Five types of tickets existed at the time the system was replaced:
- McHarry's bus issue: old style paper ticket
- Benders bus issue: thermally printed paper ticket
- Preprinted: paper ticket on which the valid date was clipped out
- V/Line rail ticket: standard V/Line thermal ticket with GTS code marked on it
- V/Line rail ticket: standard V/Line conductor issued ticket with GTS code marked on it

=== Myki rollout (2008–2014) ===
The myki smartcard system was introduced on four Geelong bus routes in December 2008, and on 2 March 2009 all Geelong and Bellarine Peninsula bus routes were switched to myki. From 2009, timetables and signage were rebranded as Geelong Transit under the standard Viclink orange theme. Short-term myki tickets were sold on Geelong buses until April 2013, when they were discontinued in line with statewide policy. Myki was subsequently rolled out to V/Line Geelong line services between July 2013 and February 2014, incorporating the coordinated bus fares that had previously existed under GTS ticketing. V/Line paper tickets and eTickets for long distance services to Geelong area stations continue to include travel on Geelong and Bellarine bus networks, denoted by the +GTS code printed on the ticket.

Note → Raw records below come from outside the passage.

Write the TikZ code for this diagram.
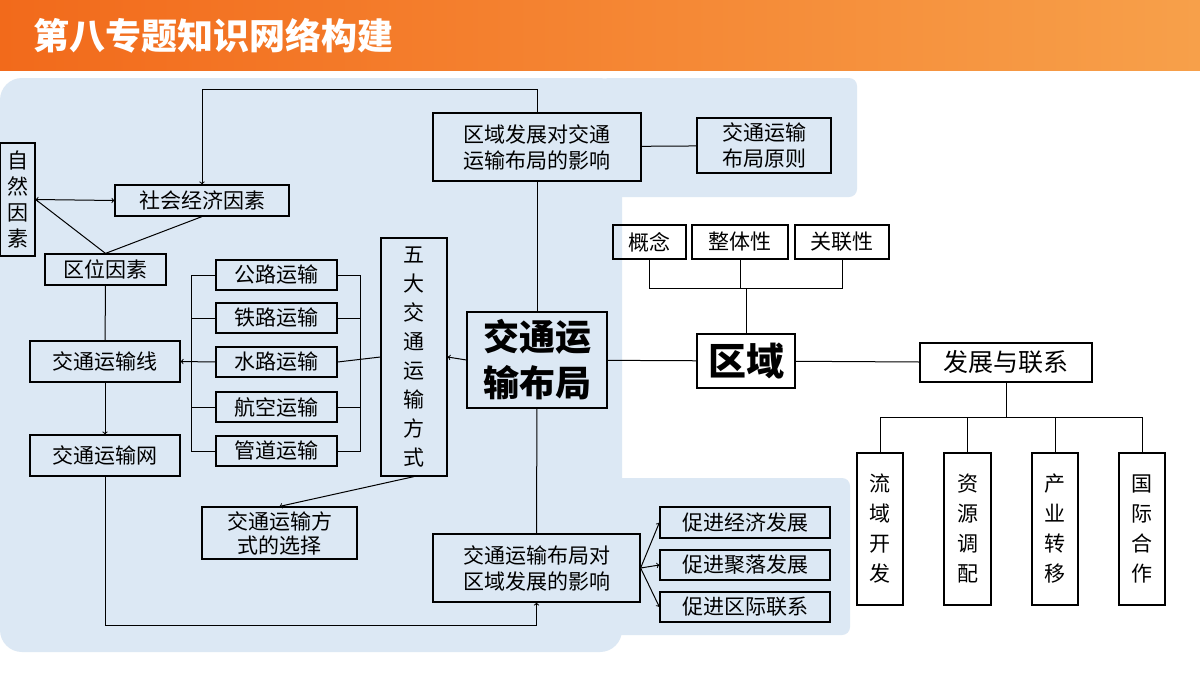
\documentclass[tikz,border=0pt]{standalone}
\usepackage{fontspec}
\setmainfont{Noto Sans CJK SC}
\usetikzlibrary{calc}
\tikzset{>=to}
\definecolor{panel}{HTML}{DCE8F4}
\definecolor{barL}{HTML}{F26A1B}
\definecolor{barR}{HTML}{F7A04A}
\tikzstyle{box} = [draw=black, line width=1.2, inner sep=0pt, align=center, font=\fontsize{21}{26}\selectfont]
\tikzstyle{link} = [line width=1, black]
\newcommand{\boxat}[6]{
\node[box, minimum width=#3, minimum height=#4] (#1) at (#2) {#5#6};
}

\begin{document}
\begin{tikzpicture}[x=1pt, y=-1pt]
		% Background
		\useasboundingbox (0,0) rectangle (1200,675);
		\fill[white] (0,0) rectangle (1200,675);
		\shade[left color=barL, right color=barR] (0,0) rectangle (1200,70);
		\node[anchor=west, text=white, font=\fontsize{36}{40}\selectfont\bfseries] (title) at (30,36) {第八专题知识网络构建};
		\fill[panel, rounded corners=22] (0,78) rectangle (622,652);
		\fill[panel, rounded corners=8] (600,78) rectangle (857,197);
		\fill[panel, rounded corners=8] (600,478) rectangle (850,635);
		
		% Boxes
		\boxat{infl}{537,147}{208}{68}{区域发展对交通\\}{运输布局的影响}
		\boxat{prin}{764,145.5}{134}{55}{交通运输\\}{布局原则}
		\boxat{nat}{17.5,199.5}{35}{113}{自\\然\\因\\}{素}
		\boxat{soc}{202,200.5}{174}{31}{社会经济因素}{}
		\boxat{loc}{105.5,269.5}{121}{31}{区位因素}{}
		\boxat{road}{276.5,275}{121}{30}{公路运输}{}
		\boxat{rail}{276.5,318}{121}{30}{铁路运输}{}
		\boxat{water}{276.5,362}{121}{30}{水路运输}{}
		\boxat{air}{276.5,407}{121}{30}{航空运输}{}
		\boxat{pipe}{276.5,451}{121}{30}{管道运输}{}
		\node[box, minimum width=66, minimum height=238, font=\fontsize{21}{29}\selectfont] (five) at (414,357) {五\\大\\交\\通\\运\\输\\方\\式};
		\node[box, minimum width=140, minimum height=96, font=\fontsize{36}{46}\selectfont\bfseries] (layout) at (537,360) {交通运\\输布局};
		\boxat{line}{105,361.5}{150}{41}{交通运输线}{}
		\boxat{net}{105,455.5}{150}{41}{交通运输网}{}
		\node[box, minimum width=155, minimum height=52, font=\fontsize{21}{24}\selectfont] (choice) at (279.5,533) {交通运输方\\式的选择};
		\boxat{effect}{536.5,568}{207}{68}{交通运输布局对\\}{区域发展的影响}
		\boxat{econ}{745,522.5}{170}{31}{促进经济发展}{}
		\boxat{settle}{745,565}{170}{30}{促进聚落发展}{}
		\boxat{inter}{745,607}{170}{30}{促进区际联系}{}
		\boxat{concept}{649.5,242}{73}{34}{概念}{}
		\boxat{whole}{740,242}{96}{34}{整体性}{}
		\boxat{assoc}{842,242}{94}{34}{关联性}{}
		\node[box, minimum width=98, minimum height=54, font=\fontsize{38}{42}\selectfont\bfseries] (region) at (746,361) {区域};
		\node[box, minimum width=172, minimum height=39, font=\fontsize{25}{30}\selectfont] (dev) at (1006,362.5) {发展与联系};
		\node[box, minimum width=46, minimum height=152, font=\fontsize{21}{30}\selectfont] (basin) at (880,529) {流\\域\\开\\发};
		\node[box, minimum width=47, minimum height=152, font=\fontsize{21}{30}\selectfont] (res) at (967.5,529) {资\\源\\调\\配};
		\node[box, minimum width=46, minimum height=152, font=\fontsize{21}{30}\selectfont] (ind) at (1055,529) {产\\业\\转\\移};
		\node[box, minimum width=46, minimum height=152, font=\fontsize{21}{30}\selectfont] (intl) at (1142,529) {国\\际\\合\\作};
		
		% Connectors
		\draw[link, ->] (infl.north) -- ++(0,-23) -| (soc.north);
		\draw[link] (infl) -- (prin);
		\draw[link] (layout) -- (infl);
		\draw[link] (layout) -- (effect);
		\draw[link] (loc.north) -- (nat.east);
		\draw[link] (loc.north) -- (soc.south);
		\draw[link, <->] (nat.east) -- (soc.west);
		\draw[link] (loc) -- (line);
		\draw[link, ->] (line) -- (net);
		\draw[link, ->] (net.south) -- ++(0,149) -| (effect.south);
		\foreach \m in {road, rail, air, pipe}
		{
			\draw[link] (\m.west) -- ++(-24,0);
			\draw[link] (\m.east) -- ++(23,0);
		}
		\draw[link] ($(road.west)+(-24,0)$) -- ($(pipe.west)+(-24,0)$);
		\draw[link] ($(road.east)+(23,0)$) -- ($(pipe.east)+(23,0)$);
		\draw[link, ->] (water.west) -- (line.east);
		\draw[link] (water.east) -- (five.west);
		\draw[link, ->] (layout.west) -- (five.east);
		\draw[link, ->] (five.south) -- (choice.north);
		\foreach \m in {econ, settle, inter}
		{
			\draw[link, ->] (effect.east) -- (\m.west);
		}
		\draw[link] (region) -- (layout);
		\draw[link] (region.north) -- ++(0,-45) coordinate (rt);
		\draw[link] (concept.south) |- (rt) -| (assoc.south);
		\draw[link] (whole.south) -- (whole.south |- rt);
		\draw[link] (region) -- (dev);
		\draw[link] (dev.south) -- ++(0,35) coordinate (dt);
		\draw[link] (basin.north) |- (dt) -| (intl.north);
		\draw[link] (res.north) -- (res.north |- dt);
		\draw[link] (ind.north) -- (ind.north |- dt);
	\end{tikzpicture}
\end{document}
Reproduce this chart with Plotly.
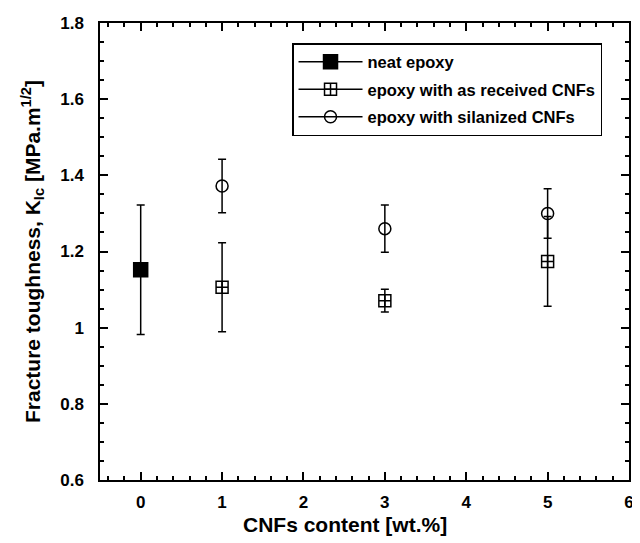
import plotly.graph_objects as go

# ---- data ----
x_neat = [0]
y_neat = [1.152]
err_neat = [0.17]

x_received = [1, 3, 5]
y_received = [1.106, 1.071, 1.174]
err_received = [0.117, 0.03, 0.118]

x_silanized = [1, 3, 5]
y_silanized = [1.372, 1.26, 1.30]
err_silanized = [0.07, 0.062, 0.065]

series_names = ["neat epoxy", "epoxy with as received CNFs", "epoxy with silanized CNFs"]
x_ticks = [0, 1, 2, 3, 4, 5, 6]
x_title = "CNFs content [wt.%]"
y_title = "Fracture toughness, K<sub>Ic</sub> [MPa.m<sup>1/2</sup>]"

FONT = "Liberation Sans, Arial, Helvetica, sans-serif"
BLACK = "black"

fig = go.Figure()

def add_series(x, y, err, symbol, size, name, group):
    fig.add_trace(go.Scatter(
        x=x, y=y, mode="markers",
        marker=dict(symbol=symbol, size=size, color=BLACK,
                    line=dict(color=BLACK, width=1.5)),
        error_y=dict(type="data", array=err, visible=True,
                     color=BLACK, thickness=1.5, width=4),
        showlegend=False, cliponaxis=False,
    ))
    # legend entry (line + marker), no data drawn
    fig.add_trace(go.Scatter(
        x=[None], y=[None], mode="lines+markers", name=name,
        legendgroup=group,
        line=dict(color=BLACK, width=1.5),
        marker=dict(symbol=symbol, size=size, color=BLACK,
                    line=dict(color=BLACK, width=1.5)),
    ))

add_series(x_neat, y_neat, err_neat, "square", 14, series_names[0], "a")
add_series(x_received, y_received, err_received, "square-cross-open", 12, series_names[1], "b")
add_series(x_silanized, y_silanized, err_silanized, "circle-open", 12, series_names[2], "c")

# page has an 8px body margin, so the figure is slightly smaller than the window
fig.update_layout(
    width=632, height=535,
    margin=dict(l=92, r=6, t=14, b=63),
    paper_bgcolor="white", plot_bgcolor="white",
    font=dict(family=FONT, color=BLACK, size=17, weight="bold"),
    showlegend=True,
    legend=dict(
        x=0.363, y=0.956, xanchor="left", yanchor="top",
        bgcolor="white", bordercolor=BLACK, borderwidth=1.5,
        font=dict(family=FONT, size=16.5, weight="bold", color=BLACK),
        tracegroupgap=3, itemwidth=64,
    ),
    annotations=[dict(
        text=x_title, xref="paper", yref="paper", x=0.464, y=-0.098,
        xanchor="center", yanchor="middle", showarrow=False,
        font=dict(family=FONT, size=21, weight="bold", color=BLACK),
    )],
)

fig.update_xaxes(
    range=[-0.5, 6], tickvals=x_ticks,
    showline=True, linecolor=BLACK, linewidth=1.5, mirror="ticks",
    ticks="inside", ticklen=8, tickwidth=1.5, tickcolor=BLACK,
    ticklabelstandoff=6,
    minor=dict(dtick=0.2, tick0=0, ticks="inside", ticklen=4, tickwidth=1.5, tickcolor=BLACK),
    showgrid=False, zeroline=False,
    tickfont=dict(size=17, weight="bold"),
)
fig.update_yaxes(
    range=[0.6, 1.8], dtick=0.2, tick0=0.6,
    showline=True, linecolor=BLACK, linewidth=1.5, mirror="ticks",
    ticks="inside", ticklen=8, tickwidth=1.5, tickcolor=BLACK,
    ticklabelstandoff=11,
    minor=dict(dtick=0.05, tick0=0.6, ticks="inside", ticklen=4, tickwidth=1.5, tickcolor=BLACK),
    showgrid=False, zeroline=False,
    tickfont=dict(size=17, weight="bold"),
    title=dict(text=y_title, font=dict(size=21, weight="bold"), standoff=14),
)

fig.write_html("out.html")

=== Regional Rail Link Reform ===
In June 2015, coinciding with the opening of the Regional Rail Link, the Geelong and Bellarine Peninsula bus network was comprehensively redesigned by Public Transport Victoria.
 All existing routes were replaced and renumbered, with the new network introducing more direct routes, removing confusing loops and one-way services, and extending coverage into growth areas at Curlewis and Leopold. Many routes were upgraded to run every 20 minutes on weekdays, with timetables coordinated with the improved train services made possible by Regional Rail Link. Services to Deakin University's Waurn Ponds campus were significantly expanded, and Torquay services were boosted to run up to every 20 minutes on weekdays.

=== Armstrong Creek and Torquay network reform (2024) ===
In June 2024, the Geelong bus network was further revised to serve the growing areas of Armstrong Creek, Charlemont and Torquay. Routes 50 and 51, which had operated since the 2015 network redesign, were retired and replaced by three new routes. Route 53 provides a direct service between Torquay and Geelong Station via the Surf Coast Highway, while routes 52 and 54 provide local services connecting Jan Juc and Torquay respectively to Marshall Station. Route 45 was extended to serve Oberon High School and nearby estates along Central Boulevard. A proposed western Torquay loop via Beach Road and Kithbrooke Park Boulevard was not included in the final network, following concerns raised by some residents about the placement of bus stops and the route's impact on traffic.

==Current operations==
CDC Geelong operates the following routes:
  - North Shore Station to Deakin University via Geelong City
  - Lara Station to Corio Village via Lara South
  - Lara Station to Lara West
  - Lara Station to Avalon Airport
  - Geelong to Bannockburn
  - Geelong Station to Corio Shopping Centre
  - Geelong Station to North Shore Station via Anakie Rd
  - Corio Village to North Shore Station
  - Geelong Station to North Geelong Station via Newtown
  - Geelong Station to Bell Post Hill
  - Geelong Station to Deakin University via Highton

McHarry's Buslines operates the following routes:
  - Geelong Station to Whittington via Newcomb
  - Geelong Station to St Albans Park
  - Geelong Station to Leopold
  - Geelong Station to Deakin University via Breakwater
  - Geelong Station to Deakin University via Grovedale
  - Geelong Station to Deakin University via South Valley Rd
  - Armstrong Creek to Waurn Ponds Shopping Centre via Waurn Ponds Station
  - Kalkee Retirement Village to Belmont Village SC
  - Jan Juc to Marshall Station
  - Geelong Station to Torquay (Bell St)
  - Torquay (Bell St) to Marshall Station
  - Geelong Station to Ocean Grove via Barwon Heads
  - Geelong Station to Queenscliff via Ocean Grove
  - Geelong Station to St Leonards via Portarlington
  - Geelong Station to Drysdale via Clifton Springs
  - Geelong to Inverleigh via Fyansford

==Infrastructure==
The main terminals for Geelong buses are at Geelong railway station and the Moorabool Street Bus Interchange, located between Ryrie Street and Malop Street in the Geelong CBD.